Question

How do you simplify \[15\div 5\left( 8-6+3 \right)\times 5\]?

Answer 1

Hint: Use the BODMAS rule to simplify the given expression. First solve the terms present inside the bracket and multiply the obtained sum with the 5 present on the left side of (8 – 6 + 3). Now, divide 15 with this obtained product and finally multiply the obtained number with 5 which is present on the right side of (8 – 6 + 3) to get the answer.

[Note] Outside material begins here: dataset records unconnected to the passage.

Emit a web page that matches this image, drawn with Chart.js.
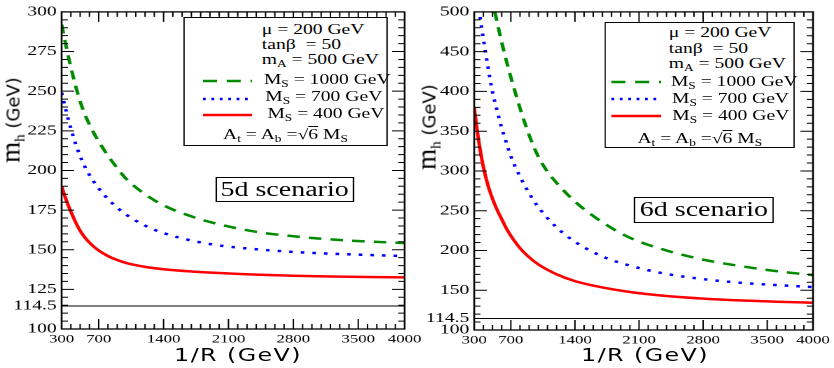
<!DOCTYPE html>
<html>
<head>
<meta charset="utf-8">
<script src="https://cdn.jsdelivr.net/npm/chart.js@4.4.1/dist/chart.umd.min.js"></script>
<style>
  html, body { margin: 0; padding: 0; background: #fff; }
  #page { position: relative; width: 834px; height: 368px; overflow: hidden; background: #fff; }
  /* the original figure is stretched sideways, so each panel is drawn narrow and scaled */
  .panel { position: absolute; top: 0; height: 368px; transform-origin: 0 0; transform: scaleX(1.4); }
  .panel canvas { position: absolute; left: 0; top: 0; }
  .box { position: absolute; border: 1.4px solid #000; background: #fff; box-sizing: border-box; }
  .txt { position: absolute; font-family: 'Liberation Serif', 'DejaVu Serif', serif; font-size: 14px; line-height: 14px; white-space: nowrap; color: #000; }
  .txt sub { font-size: 9.5px; vertical-align: -3px; line-height: 0; }
  .ov { text-decoration: overline; }
  .smp { position: absolute; overflow: visible; }
  .scen { font-family: 'Liberation Serif', serif; font-size: 20px; line-height: 22px; text-align: center; color: #000; }
  .xt { position: absolute; transform: translateX(-50%); font-family: 'DejaVu Sans', sans-serif; font-size: 17px; letter-spacing: 1px; white-space: nowrap; color: #000; line-height: 20px; }
  .yt { position: absolute; transform: translate(-50%, -50%) rotate(-90deg); font-family: 'DejaVu Sans', sans-serif; font-size: 18px; white-space: nowrap; color: #000; line-height: 20px; }
  .yt .m { font-family: 'Liberation Serif', serif; font-size: 27px; }
  .yt sub { font-size: 15px; vertical-align: -5px; line-height: 0; }
</style>
</head>
<body>
<div id="page">
  <div class="panel" style="left:0;width:310px;">
    <canvas id="chart5d" width="310" height="368"></canvas>

    <div class="box" style="left:130.7px;top:17px;width:146.4px;height:129px;"></div>
    <div class="txt" style="left:187px;top:23px;">μ = 200 GeV</div>
    <div class="txt" style="left:187px;top:38px;">tanβ&nbsp; = 50</div>
    <div class="txt" style="left:187px;top:52.5px;">m<sub>A</sub> = 500 GeV</div>
    <svg class="smp" style="left:145px;top:78px;" width="35" height="6"><line x1="0" y1="3" x2="35" y2="3" stroke="#008b00" stroke-width="2.5" stroke-dasharray="10 7"/></svg>
    <div class="txt" style="left:188.5px;top:73px;">M<sub>S</sub> = 1000 GeV</div>
    <svg class="smp" style="left:145px;top:95.5px;" width="35" height="6"><line x1="0" y1="3" x2="35" y2="3" stroke="#0000ff" stroke-width="2.5" stroke-dasharray="2 4"/></svg>
    <div class="txt" style="left:189.5px;top:90px;">M<sub>S</sub> = 700 GeV</div>
    <svg class="smp" style="left:145px;top:111.5px;" width="35" height="6"><line x1="0" y1="3" x2="35" y2="3" stroke="#ff0000" stroke-width="2.5"/></svg>
    <div class="txt" style="left:191px;top:107px;">M<sub>S</sub> = 400 GeV</div>
    <div class="txt" style="left:130.7px;width:146.4px;text-align:center;top:128px;">A<sub>t</sub> = A<sub>b</sub> =√<span class="ov">6</span> M<sub>S</sub></div>

    <div class="box scen" style="left:153.6px;top:177px;width:99.3px;height:25px;">5d scenario</div>
    <div class="xt" style="left:170px;top:345px;">1/R (GeV)</div>
  </div>

  <div class="panel" style="left:414px;width:300px;">
    <canvas id="chart6d" width="300" height="368"></canvas>

    <div class="box" style="left:136.2px;top:22px;width:135.9px;height:126px;"></div>
    <div class="txt" style="left:182px;top:26px;">μ = 200 GeV</div>
    <div class="txt" style="left:182px;top:42px;">tanβ&nbsp; = 50</div>
    <div class="txt" style="left:182px;top:56.5px;">m<sub>A</sub> = 500 GeV</div>
    <svg class="smp" style="left:141.4px;top:79px;" width="35.5" height="6"><line x1="0" y1="3" x2="35.5" y2="3" stroke="#008b00" stroke-width="2.5" stroke-dasharray="10 7"/></svg>
    <div class="txt" style="left:183.5px;top:75px;">M<sub>S</sub> = 1000 GeV</div>
    <svg class="smp" style="left:141.4px;top:96px;" width="35.5" height="6"><line x1="0" y1="3" x2="35.5" y2="3" stroke="#0000ff" stroke-width="2.5" stroke-dasharray="2 4"/></svg>
    <div class="txt" style="left:184.3px;top:92px;">M<sub>S</sub> = 700 GeV</div>
    <svg class="smp" style="left:141.4px;top:113px;" width="35.5" height="6"><line x1="0" y1="3" x2="35.5" y2="3" stroke="#ff0000" stroke-width="2.5"/></svg>
    <div class="txt" style="left:184.5px;top:109px;">M<sub>S</sub> = 400 GeV</div>
    <div class="txt" style="left:136.2px;width:135.9px;text-align:center;top:132px;">A<sub>t</sub> = A<sub>b</sub> =√<span class="ov">6</span> M<sub>S</sub></div>

    <div class="box scen" style="left:157.1px;top:197px;width:100px;height:26px;">6d scenario</div>
    <div class="xt" style="left:165px;top:345px;">1/R (GeV)</div>
  </div>

  <div class="yt" style="left:12px;top:120px;"><span class="m">m<sub>h</sub></span> (GeV)</div>
  <div class="yt" style="left:428px;top:127px;"><span class="m">m<sub>h</sub></span> (GeV)</div>
</div>

<script>
//===============
//=====DATA======
//===============

// 5d scenario, m_h (GeV) against 1/R (GeV)
const invR5 = [300, 325, 350, 375, 400, 450, 500, 550, 600, 650, 700, 800, 900, 1000, 1200, 1400, 1700, 2000, 2400, 2800, 3200, 3600, 4000];
const mh5Ms1000 = [292, 285, 278, 271.3, 265, 253.5, 243.5, 235.5, 229, 223.3, 218.3, 209.3, 201.5, 194.5, 185, 178, 171, 166, 161.3, 158.5, 156.5, 155.2, 154.2];
const mh5Ms700 = [249, 243, 237.3, 231.7, 226.5, 217, 209, 202.5, 197.2, 192.7, 188.7, 182, 176.5, 172, 165.2, 160.5, 155.8, 152.7, 150.3, 148.6, 147.5, 146.7, 146];
const mh5Ms400 = [190, 185.5, 181.3, 177.5, 174, 167.5, 162, 157.8, 154.5, 151.8, 149.5, 146, 143.5, 141.6, 139.2, 137.7, 136.3, 135.3, 134.3, 133.6, 133.1, 132.8, 132.6];

// 6d scenario, the curves leave the frame at the top so each has its own 1/R list
const invR6Ms1000 = [525, 550, 600, 650, 700, 800, 900, 1000, 1100, 1200, 1400, 1700, 2000, 2400, 2800, 3200, 3600, 4000];
const mh6Ms1000 = [500, 487, 462, 439, 418, 379, 345, 318, 299, 285, 261.5, 235.5, 216, 200, 188.5, 180.5, 174, 169];
const invR6Ms700 = [350, 375, 400, 450, 500, 550, 600, 650, 700, 800, 900, 1000, 1200, 1400, 1700, 2000, 2400, 2800, 3200, 3600, 4000];
const mh6Ms700 = [504, 485, 466, 431, 399, 376, 354, 336, 318.5, 293, 272, 254.5, 229, 211, 192.5, 181, 170.5, 164, 159.5, 156.5, 154];
const invR6Ms400 = [300, 325, 350, 375, 400, 450, 500, 550, 600, 650, 700, 800, 900, 1000, 1200, 1400, 1700, 2000, 2400, 2800, 3200, 3600, 4000];
const mh6Ms400 = [380, 357, 337, 320, 305, 282, 265, 251, 239.5, 228, 218.5, 203, 191.5, 182.5, 170, 161.5, 153.5, 147.8, 142.8, 139.5, 137.2, 135.6, 134.3];

// LEP bound line
const lepLimit = 114.5;
const invRRange = [300, 4000];

// tick labels
const xTickLabels = [300, 700, 1400, 2100, 2800, 3500, 4000];
const yTickLabels5 = [100, 114.5, 125, 150, 175, 200, 225, 250, 275, 300];
const yTickLabels6 = [100, 114.5, 150, 200, 250, 300, 350, 400, 450, 500];

//===============
//===HELPERS=====
//===============

function points(xs, ys) {
    return xs.map((x, i) => ({ x: x, y: ys[i] }));
}

function curve(data, color, dash) {
    return {
        data: data,
        borderColor: color,
        borderWidth: 2.5,
        borderDash: dash,
        pointRadius: 0,
        fill: false,
        cubicInterpolationMode: 'monotone'
    };
}

function lepLine() {
    return {
        data: points(invRRange, invRRange.map(() => lepLimit)),
        borderColor: '#000',
        borderWidth: 1,
        pointRadius: 0,
        fill: false
    };
}

// ticks pointing inwards on all four sides, plus the frame
const innerTicks = {
    id: 'innerTicks',
    afterDatasetsDraw(chart, args, opts) {
        const { ctx, chartArea, scales } = chart;
        const { left, right, top, bottom } = chartArea;
        ctx.save();
        ctx.strokeStyle = '#000';
        ctx.lineWidth = 1;
        ctx.beginPath();
        for (let v = 400; v < 4000; v += 100) {
            const px = scales.x.getPixelForValue(v);
            const len = v % 700 === 0 ? 10 : 5;
            ctx.moveTo(px, bottom);
            ctx.lineTo(px, bottom - len);
            ctx.moveTo(px, top);
            ctx.lineTo(px, top + len);
        }
        for (let v = 100 + opts.yMinor; v < opts.yMax; v += opts.yMinor) {
            const py = scales.y.getPixelForValue(v);
            const len = (v - 100) % opts.yMajor === 0 ? 9 : 4.5;
            ctx.moveTo(left, py);
            ctx.lineTo(left + len, py);
            ctx.moveTo(right, py);
            ctx.lineTo(right - len, py);
        }
        ctx.stroke();
        ctx.lineWidth = 1.3;
        ctx.strokeRect(left, top, right - left, bottom - top);
        ctx.restore();
    }
};

function makeChart(id, datasets, cfg) {
    const ctx = document.getElementById(id);
    return new Chart(ctx, {
        type: 'line',
        data: { datasets: datasets },
        options: {
            responsive: false,
            animation: false,
            devicePixelRatio: 2,
            events: [],
            layout: { padding: { top: 5, right: cfg.padRight, left: 0, bottom: 0 } },
            plugins: {
                legend: { display: false },
                tooltip: { enabled: false },
                innerTicks: { yMax: cfg.yMax, yMajor: cfg.yMajor, yMinor: cfg.yMinor }
            },
            scales: {
                x: {
                    type: 'linear',
                    min: 300,
                    max: 4000,
                    afterBuildTicks: s => { s.ticks = xTickLabels.map(v => ({ value: v })); },
                    afterFit: s => { s.height = cfg.xHeight; },
                    grid: { display: false, drawTicks: false },
                    border: { display: false },
                    ticks: {
                        autoSkip: false,
                        maxRotation: 0,
                        padding: 3,
                        color: '#000',
                        font: { family: "'Liberation Serif', serif", size: 12 },
                        callback: v => String(v)
                    }
                },
                y: {
                    type: 'linear',
                    min: 100,
                    max: cfg.yMax,
                    afterBuildTicks: s => { s.ticks = cfg.yTicks.map(v => ({ value: v })); },
                    afterFit: s => { s.width = cfg.yWidth; },
                    grid: { display: false, drawTicks: false },
                    border: { display: false },
                    ticks: {
                        autoSkip: false,
                        padding: 3.5,
                        color: '#000',
                        font: { family: "'Liberation Serif', serif", size: 14 },
                        callback: v => String(v)
                    }
                }
            }
        },
        plugins: [innerTicks]
    });
}

//===============
//====CHARTS=====
//===============

makeChart('chart5d', [
    lepLine(),
    curve(points(invR5, mh5Ms400), '#ff0000', []),
    curve(points(invR5, mh5Ms700), '#0000ff', [2.5, 5.8]),
    curve(points(invR5, mh5Ms1000), '#008b00', [9, 6.5])
], { yMax: 300, yMajor: 25, yMinor: 5, yTicks: yTickLabels5, yWidth: 44, xHeight: 39, padRight: 21 });

makeChart('chart6d', [
    lepLine(),
    curve(points(invR6Ms400, mh6Ms400), '#ff0000', []),
    curve(points(invR6Ms700, mh6Ms700), '#0000ff', [2.5, 5.8]),
    curve(points(invR6Ms1000, mh6Ms1000), '#008b00', [9, 6.5])
], { yMax: 500, yMajor: 50, yMinor: 10, yTicks: yTickLabels6, yWidth: 43, xHeight: 38, padRight: 14 });
</script>
</body>
</html>
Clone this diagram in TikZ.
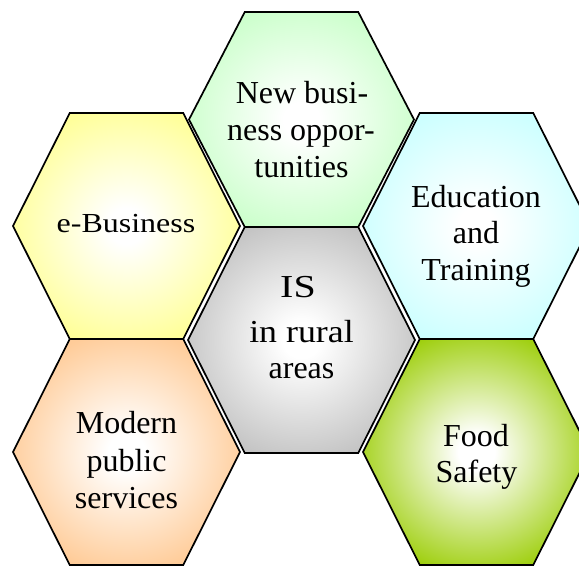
\documentclass[tikz,border=0pt]{standalone}
\usepackage{fontspec}
\setmainfont{Liberation Serif}
\pgfdeclareradialshading{shYellow}{\pgfpoint{0bp}{0bp}}{rgb(0bp)=(1,1,1);rgb(4bp)=(1,1,1);rgb(27bp)=(1,1,0.6);rgb(50bp)=(1,1,0.6)}
\pgfdeclareradialshading{shLgreen}{\pgfpoint{0bp}{0bp}}{rgb(0bp)=(1,1,1);rgb(4bp)=(1,1,1);rgb(27bp)=(0.8,1,0.8);rgb(50bp)=(0.8,1,0.8)}
\pgfdeclareradialshading{shCyan}{\pgfpoint{0bp}{0bp}}{rgb(0bp)=(1,1,1);rgb(4bp)=(1,1,1);rgb(27bp)=(0.8,1,1);rgb(50bp)=(0.8,1,1)}
\pgfdeclareradialshading{shPeach}{\pgfpoint{0bp}{0bp}}{rgb(0bp)=(1,1,1);rgb(4bp)=(1,1,1);rgb(27bp)=(1,0.8,0.6);rgb(50bp)=(1,0.8,0.6)}
\pgfdeclareradialshading{shGrey}{\pgfpoint{0bp}{0bp}}{rgb(0bp)=(1,1,1);rgb(4bp)=(1,1,1);rgb(30bp)=(0.74,0.74,0.74);rgb(50bp)=(0.74,0.74,0.74)}
\pgfdeclareradialshading{shFood}{\pgfpoint{0bp}{0bp}}{rgb(0bp)=(1,1,1);rgb(4bp)=(1,1,1);rgb(29bp)=(0.6,0.8,0);rgb(50bp)=(0.6,0.8,0)}
\tikzset{
  hexline/.style={draw=black,line width=1.7pt,line join=miter},
  lbl/.style={anchor=base,inner sep=0pt,font=\fontsize{32}{36.8}\selectfont}
}
\begin{document}
\begin{tikzpicture}[x=1pt,y=-1pt]
\useasboundingbox (0,0) rectangle (579,566);
\begin{scope}
\clip (0,0) rectangle (579,566);
% e-Business
\path[hexline,shading=shYellow] (13,226) -- (69.75,113) -- (183.25,113) -- (240,226) -- (183.25,339) -- (69.75,339) -- cycle;
% Modern public services
\path[hexline,shading=shPeach] (13,452) -- (69.75,339) -- (183.25,339) -- (240,452) -- (183.25,565) -- (69.75,565) -- cycle;
% New business opportunities
\path[hexline,shading=shLgreen] (189,119.5) -- (244.75,12) -- (358.25,12) -- (414,119.5) -- (358.25,227) -- (244.75,227) -- cycle;
% IS in rural areas
\path[hexline,shading=shGrey] (188,340) -- (244.75,227) -- (358.25,227) -- (415,340) -- (358.25,453) -- (244.75,453) -- cycle;
% Education and Training
\path[hexline,shading=shCyan] (363,226) -- (419.75,113) -- (533.25,113) -- (590,226) -- (533.25,339) -- (419.75,339) -- cycle;
% Food Safety
\path[hexline,shading=shFood] (363,452) -- (419.75,339) -- (533.25,339) -- (590,452) -- (533.25,565) -- (419.75,565) -- cycle;
\end{scope}
% labels
\node[lbl] (eb) at (126,232) {\scalebox{1}[0.86]{e-Business}};
\node[lbl] (nb1) at (302,103) {New busi-};
\node[lbl] (nb2) at (301,140) {ness oppor-};
\node[lbl] (nb3) at (301.5,177) {tunities};
\node[lbl] (ed1) at (476,207) {Education};
\node[lbl] (ed2) at (476,243.5) {and};
\node[lbl] (ed3) at (476,280) {Training};
\node[lbl] (is1) at (298,297) {\scalebox{1.25}[1]{IS}};
\node[lbl] (is2) at (301.5,342) {\scalebox{1.12}[1]{in rural}};
\node[lbl] (is3) at (301.5,378) {areas};
\node[lbl] (mp1) at (126.5,433.5) {Modern};
\node[lbl] (mp2) at (126.5,471) {public};
\node[lbl] (mp3) at (126.5,508) {services};
\node[lbl] (fs1) at (476,446) {Food};
\node[lbl] (fs2) at (476.5,482.5) {Safety};
\end{tikzpicture}
\end{document}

Complete step-by-step answer:
Here, we have been provided with the expression \[15\div 5\left( 8-6+3 \right)\times 5\] and we are asked to solve it. So, let us assume the value of the given expression as ‘E’. Therefore, we have,
\[\Rightarrow E=15\div 5\left( 8-6+3 \right)\times 5\]
As we can see that here different mathematical operators like: - division, multiplication, subtraction and addition are present. Also, we can see there is a bracket. So, we are going to use the BODMAS rule to simplify the expression. Here, BODMAS stands for: -
B \[\to \] Bracket
O \[\to \] Of (usually multiplication)
D \[\to \] Division
M \[\to \] Multiplication
A \[\to \] Addition
S \[\to \] Subtraction
According to this rule first we need to solve the expression inside the bracket. So, we get,
\[\begin{align}
  & \Rightarrow E=15\div 5\left( 2+3 \right)\times 5 \\
 & \Rightarrow E=15\div 5\left( 5 \right)\times 5 \\
\end{align}\]
Now, here 5 (5) denotes ‘5 of 5’ that usually means 5 multiply 5. Therefore, we get,
\[\Rightarrow E=15\div 25\times 5\]
As you can see that now we are left with two operators, that is division and multiplication. So, according to BODMAS rule first we need to solve the division operator. So, we get,
\[\Rightarrow E=\left( \dfrac{15}{25} \right)\times 5\]
Cancelling the common factors, we get,
\[\Rightarrow E=3\]
Hence, the value of the given expression is 3.

Note: You may think that why we have taken the product of (8 – 6 + 3) with 5, which was present on the left side before division. Actually, if any number is present inside bracket and another number is present beside it without any sign given like a (b), then we have to consider it as ‘a’ of ‘b’, i.e., ‘a’ multiplied with ‘b’, and we consider ‘of’ before ‘division’ in BODMAS. Now, we cannot multiply 25 with 5 before dividing 15 with 25 because clearly there were ‘\[\div \]’ and ‘\[\times \]’ signs indicated in which we must consider ‘\[\div \]’ before ‘\[\times \]’ according to the BODMAS rule.